Di questa santità popolare, vissuta nel quotidiano, Florenzia fu un  caso esemplare.
Ad una suora che le chiede come farsi santa Florenzia risponde con humor. ”Le sue parole molto gradite al mio cuore mi spronano ad una risposta. Ma che risposta posso darle io poverella e figlia di poverello? Ripeto le stesse sue parole: tra pentole e pentolini vi è la sua santità. Quando accende il fuoco si ricordi dell’inferno e del purgatorio e così il suo lavoro sarà tra meditazione e lavoro tutto per Gesù.Cosa vuole di più? Si faccia santa e preghi per me”.
Una “piccola via” potremmo dire. Ma questa piccola via vissuta nella quotidianità non sempre e non necessariamente è banale, anzi qualche volta giunge a richiedere un eroismo molto prossimo a quello dei martiri.
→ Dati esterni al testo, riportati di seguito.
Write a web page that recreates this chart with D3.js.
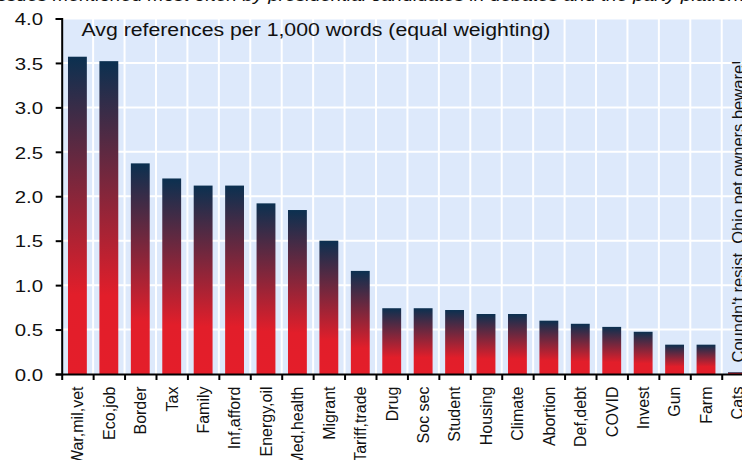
<!DOCTYPE html>
<html>
<head>
<meta charset="utf-8">
<script src="https://cdn.jsdelivr.net/npm/d3@7"></script>
<style>
  html, body { margin: 0; padding: 0; background: #ffffff; }
  svg { display: block; }
  text { font-family: "Liberation Sans", Arial, sans-serif; fill: #111; }
</style>
</head>
<body>
<div id="chart"></div>
<script>
// ---- data ----
const categories = ["War,mil,vet","Eco,job","Border","Tax","Family","Inf,afford","Energy,oil","Med,health","Migrant","Tariff,trade","Drug","Soc sec","Student","Housing","Climate","Abortion","Def,debt","COVID","Invest","Gun","Farm","Cats"];
const values = [3.57,3.52,2.37,2.20,2.12,2.12,1.92,1.845,1.50,1.16,0.74,0.74,0.72,0.675,0.675,0.60,0.565,0.53,0.475,0.33,0.33,0.02];
const yTicks = [0,0.5,1,1.5,2,2.5,3,3.5,4];
const yTickLabels = ["0.0","0.5","1.0","1.5","2.0","2.5","3.0","3.5","4.0"];
const titleText = "Issues mentioned most often by presidential candidates in debates and the party platforms";
const subtitleText = "Avg references per 1,000 words (equal weighting)";
const sideNote = "Coundn't resist. Ohio pet owners beware!";

(function () {
// ---- layout ----
const W = 742, H = 460;
const pLeft = 61.7, pTop = 18.5, pBottom = 374;
const step = 31.43;
const pRight = pLeft + step * categories.length;
const SX = 1.2; // horizontal stretch of y tick text in the reference

const svg = d3.select("#chart").append("svg").attr("width", W).attr("height", H);

const x = d3.scaleBand().domain(categories).range([pLeft, pRight]).paddingInner(0.4).paddingOuter(0.2);
const xEdge = d3.scaleLinear().domain([0, categories.length]).range([pLeft, pRight]);
const y = d3.scaleLinear().domain([0, 4]).range([pBottom, pTop]);

// gradient
const defs = svg.append("defs");
const grad = defs.append("linearGradient").attr("id", "barGrad")
  .attr("x1", 0).attr("y1", 0).attr("x2", 0).attr("y2", 1);
grad.append("stop").attr("offset", "0%").attr("stop-color", "#0b3050");
grad.append("stop").attr("offset", "75%").attr("stop-color", "#e21e2a");
grad.append("stop").attr("offset", "100%").attr("stop-color", "#e41e2a");

// plot background
svg.append("rect").attr("x", pLeft).attr("y", pTop).attr("width", pRight - pLeft).attr("height", pBottom - pTop)
  .attr("fill", "#dde9fb");

// grid
const edges = d3.range(1, categories.length + 1);
svg.append("g").selectAll("line").data(edges).join("line")
  .attr("x1", d => xEdge(d)).attr("x2", d => xEdge(d))
  .attr("y1", pTop).attr("y2", pBottom)
  .attr("stroke", "#fff").attr("stroke-width", 2);
svg.append("g").selectAll("line").data(yTicks.slice(1)).join("line")
  .attr("x1", pLeft).attr("x2", pRight)
  .attr("y1", d => y(d)).attr("y2", d => y(d))
  .attr("stroke", "#fff").attr("stroke-width", 2);

// bars
svg.append("g").selectAll("rect").data(values).join("rect")
  .attr("x", (d, i) => x(categories[i]))
  .attr("width", x.bandwidth())
  .attr("y", d => y(d))
  .attr("height", d => y(0) - y(d))
  .attr("fill", "url(#barGrad)");

// y axis
const yAxis = d3.axisLeft(y).tickValues(yTicks).tickSize(6).tickFormat("");
const gy = svg.append("g").attr("transform", `translate(${pLeft},0)`).call(yAxis);
gy.select(".domain").attr("stroke", "#000").attr("stroke-width", 2);
gy.selectAll(".tick line").attr("stroke", "#000").attr("stroke-width", 2);
svg.append("g").selectAll("text").data(yTicks).join("text")
  .attr("transform", (d) => `translate(43,${y(d) + 6.8}) scale(${SX},1)`)
  .attr("text-anchor", "end")
  .attr("font-size", 17)
  .text((d, i) => yTickLabels[i]);

// x axis
const xAxis = d3.axisBottom(xEdge).tickValues(d3.range(0, categories.length + 1)).tickSize(6).tickFormat("").tickSizeOuter(0);
const gx = svg.append("g").attr("transform", `translate(0,${pBottom})`).call(xAxis);
gx.select(".domain").attr("stroke", "#000").attr("stroke-width", 2);
gx.selectAll(".tick line").attr("stroke", "#000").attr("stroke-width", 2);
svg.append("g").selectAll("text").data(categories).join("text")
  .attr("transform", d => `translate(${x(d) + x.bandwidth() / 2 + 5.8},386.5) rotate(-90)`)
  .attr("text-anchor", "end")
  .attr("font-size", 16)
  .text(d => d);

// subtitle
svg.append("text")
  .attr("transform", `translate(81.5,36) scale(1.15,1)`)
  .attr("font-size", 18.5)
  .text(subtitleText);

// title (cut off at top)
svg.append("text")
  .attr("transform", `translate(-8,1.2) scale(${SX},1)`)
  .attr("font-size", 16)
  .attr("font-style", "italic")
  .text(titleText);

// side note
svg.append("text")
  .attr("transform", `translate(743.5,362.5) rotate(-90)`)
  .attr("text-anchor", "start")
  .attr("font-size", 16.5)
  .text(sideNote);
})();
</script>
</body>
</html>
 “La sicurezza che la sua missione nella Chiesa era voluta da Dio – ha scritto di Florenzia suor Gemma -, le fece sostenere con animo virile le incomprensioni, le defezioni, gli scontri, specialmente con le autorità ecclesiastiche. Queste lotte scalfirono la sua fibra fisica, ma la sua fede affondava in più salde radici. Giustamente fu definita “la roccia”…Fidò nella Divina Provvidenza anche quando la Comunità versava in difficoltà finanziarie. Quante volte si mancava anche del necessario, ed essa soleva dire che Dio aveva promesso a S. Francesco: “Anche se tutto il mondo avesse un solo pane, metà sarebbe dei suoi figli”.